Co-writer/ director Brady Corbet is all grown up now at the age of 27, and astonishes us with all the imagination and style behind his chilling fable about the rise of fascism in the 20th century.

The film wants to lecture us about the roots of fascism, and movie lectures are always uncomfortable, borderline annoying, but that’s OK here as it is clever and has something intelligent and informative to say about a subject that isn’t talked about very much any more. Writing the screenplay with Mona Fastvold, Corbet has been digging into his history and biography books, but has digested them thoroughly and come up with something new and unique.

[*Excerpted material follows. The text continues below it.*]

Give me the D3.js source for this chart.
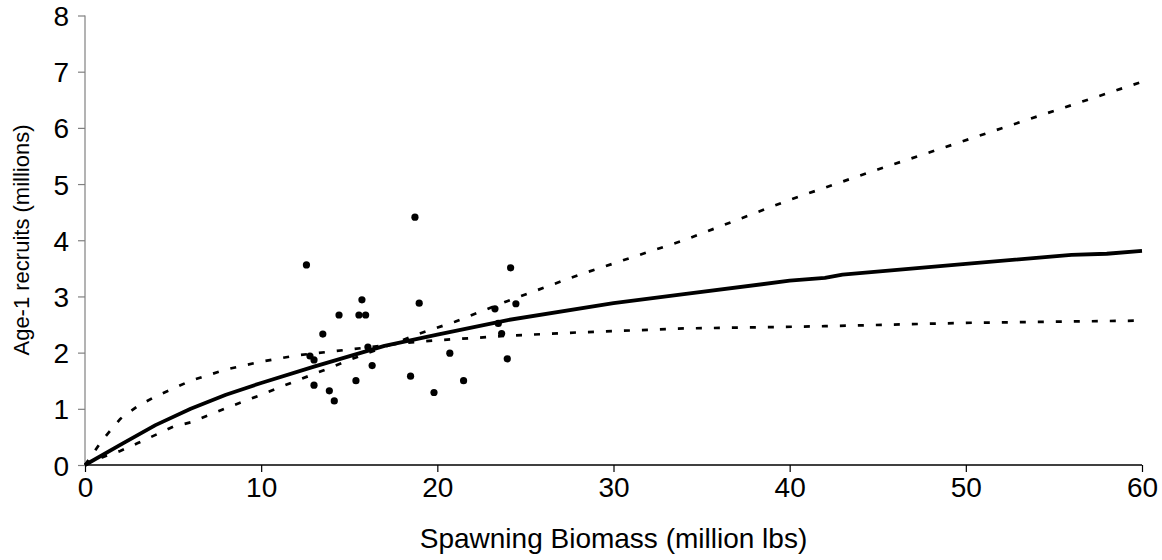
<!DOCTYPE html>
<html>
<head>
<meta charset="utf-8">
<script src="https://cdn.jsdelivr.net/npm/d3@7"></script>
<style>
  html, body { margin: 0; padding: 0; background: #fff; }
  text { font-family: "Liberation Sans", Arial, sans-serif; fill: #000; }
</style>
</head>
<body>
<svg id="chart" width="1162" height="560"></svg>
<script>
// Observed stock-recruit pairs
const obsBiomass = [12.57, 12.77, 13.0, 13.0, 13.5, 13.87, 14.15, 14.42, 15.38, 15.55, 15.72, 15.93, 16.06,
  16.3, 18.48, 18.73, 18.97, 19.81, 20.71, 21.49, 23.27, 23.46, 23.65, 23.97, 24.16, 24.46];
const obsRecruits = [3.56, 1.94, 1.87, 1.42, 2.33, 1.32, 1.14, 2.67, 1.50, 2.67, 2.94, 2.67, 2.10,
  1.77, 1.58, 4.41, 2.88, 1.29, 1.99, 1.50, 2.78, 2.52, 2.34, 1.89, 3.51, 2.87];

// Fitted curve (solid)
const fitX = [0, 2, 4, 6, 8, 10, 13, 17, 20, 24, 30, 34, 40, 42, 43, 50, 56, 58, 60];
const fitY = [0, 0.36, 0.71, 1.0, 1.25, 1.46, 1.75, 2.12, 2.32, 2.58, 2.88, 3.04, 3.28, 3.33, 3.39, 3.58, 3.74, 3.76, 3.81];

// Bound curve that flattens (dashed)
const flatX = [0, 1, 2, 3, 4, 6, 8, 10, 12, 14, 16, 18, 20, 24, 28, 34, 42, 50, 60];
const flatY = [0, 0.45, 0.82, 1.05, 1.22, 1.5, 1.7, 1.84, 1.95, 2.02, 2.09, 2.17, 2.22, 2.30, 2.36, 2.43, 2.47, 2.53, 2.57];

// Bound curve that keeps rising (dashed)
const riseX = [0, 1, 2, 3, 5, 6, 8, 10, 12, 14, 15, 17, 19, 21, 24, 28, 34, 40, 45, 48, 52, 60];
const riseY = [0, 0.14, 0.25, 0.39, 0.68, 0.76, 1.01, 1.25, 1.5, 1.74, 1.87, 2.1, 2.34, 2.55, 2.92, 3.38, 4.0, 4.72, 5.26, 5.57, 5.99, 6.82];

const xTicks = [0, 10, 20, 30, 40, 50, 60];
const yTicks = [0, 1, 2, 3, 4, 5, 6, 7, 8];
const xTitle = "Spawning Biomass (million lbs)";
const yTitle = "Age-1 recruits (millions)";

const svg = d3.select("#chart");
const mLeft = 85, mRight = 1142, mTop = 15.5, mBottom = 465;
const tickFont = 28, titleFont = 28;

const x = d3.scaleLinear().domain([0, 60]).range([mLeft, mRight]);
const y = d3.scaleLinear().domain([0, 8]).range([mBottom, mTop]);

// Y axis
const yAxis = svg.append("g").attr("transform", `translate(${mLeft},0)`)
  .call(d3.axisLeft(y).tickValues(yTicks).tickSize(7).tickFormat(d3.format("d")));
yAxis.select(".domain").remove();
yAxis.selectAll(".tick line").attr("stroke", "#808080").attr("stroke-width", 1.2);
yAxis.selectAll(".tick text")
  .attr("font-size", tickFont)
  .attr("x", -16).attr("dy", "0.36em")
  .attr("text-anchor", "end");

// X axis
const xAxis = svg.append("g").attr("transform", `translate(0,${mBottom})`)
  .call(d3.axisBottom(x).tickValues(xTicks).tickSize(7).tickFormat(d3.format("d")));
xAxis.select(".domain").remove();
xAxis.selectAll(".tick line").attr("stroke", "#000").attr("stroke-width", 1.2);
xAxis.selectAll(".tick text")
  .attr("font-size", tickFont)
  .attr("y", 32).attr("dy", null)
  .attr("text-anchor", "middle");

svg.append("line").attr("x1", mLeft).attr("x2", mLeft).attr("y1", mTop).attr("y2", mBottom)
  .attr("stroke", "#808080").attr("stroke-width", 1.2);
svg.append("line").attr("x1", mLeft).attr("x2", mRight).attr("y1", mBottom).attr("y2", mBottom)
  .attr("stroke", "#000").attr("stroke-width", 1.4);

// Titles
svg.append("text")
  .attr("x", (mLeft + mRight) / 2).attr("y", 548)
  .attr("text-anchor", "middle").attr("font-size", titleFont).text(xTitle);
svg.append("text")
  .attr("transform", `translate(29,240) rotate(-90)`)
  .attr("text-anchor", "middle").attr("font-size", 22).text(yTitle);

// Lines
const lineGen = d3.line().x(d => x(d[0])).y(d => y(d[1]));
const zip = (a, b) => a.map((v, i) => [v, b[i]]);

svg.append("path").datum(zip(flatX, flatY)).attr("d", lineGen)
  .attr("fill", "none").attr("stroke", "#000").attr("stroke-width", 2.7)
  .attr("stroke-dasharray", "6,12");
svg.append("path").datum(zip(riseX, riseY)).attr("d", lineGen)
  .attr("fill", "none").attr("stroke", "#000").attr("stroke-width", 2.7)
  .attr("stroke-dasharray", "6,12");
svg.append("path").datum(zip(fitX, fitY)).attr("d", lineGen)
  .attr("fill", "none").attr("stroke", "#000").attr("stroke-width", 3.8)
  .attr("stroke-linejoin", "round");

// Points
svg.append("g").selectAll("circle").data(zip(obsBiomass, obsRecruits)).join("circle")
  .attr("cx", d => x(d[0])).attr("cy", d => y(d[1])).attr("r", 3.6).attr("fill", "#000");
</script>
</body>
</html>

The Childhood of a Leader tells the story of Prescott (Tom Sweet), an American boy living in France in 1918, whose father is working for the US government on drawing up the Treaty of Versailles to end the First World War. What the boy sees helps to mould his beliefs and give birth to a terrifying ego (I know that because the ad line is ‘Witness the birth of a terrifying ego’).


Inspired by the early childhoods of the last century’s great dictators, it is a beautifully filmed, strikingly shot (by cinematographer Lol Crawley), eerie and ominous portrait of emerging evil, as personified by Robert Pattinson as Charles the Leader.

This is a film of rare intelligence and ambition, and if it falls crashing to the ground in its frenzied and muddled last quarter, that’s a real shame because the first hour and a half are extraordinarily vibrant and powerful, a real achievement. There’s a fascinating, quite remarkable, but far too dominant score by Scott Walker, taking no prisoners.


In three outstanding performances, Liam Cunningham and Bérénice Bejo are excellent in powerfully grim performances as the boy’s unpleasant parents, Stacy Martin is appealing as his sympathetic teacher. Despite his surname, Tom Sweet successfully accesses the devil boy in The Omen. There’s not really that much for Pattinson to do, or that he can do, but he does it well, also supporting the film with his name.

For all the film’s faults, there are far, far more virtues, and Corbet establishes himself as a film-maker to watch out for.


Corbet made his film debut as Mason Freeland in 2003’s Thirteen and had roles as Brian Lackey in Mysterious Skin (2004) and as Alan Tracy in Thunderbirds (2004).

The Childhood of a Leader is the second collaboration between Corbet and Fastvold, after the screenplay for The Sleepwalker, directed by Fastvold.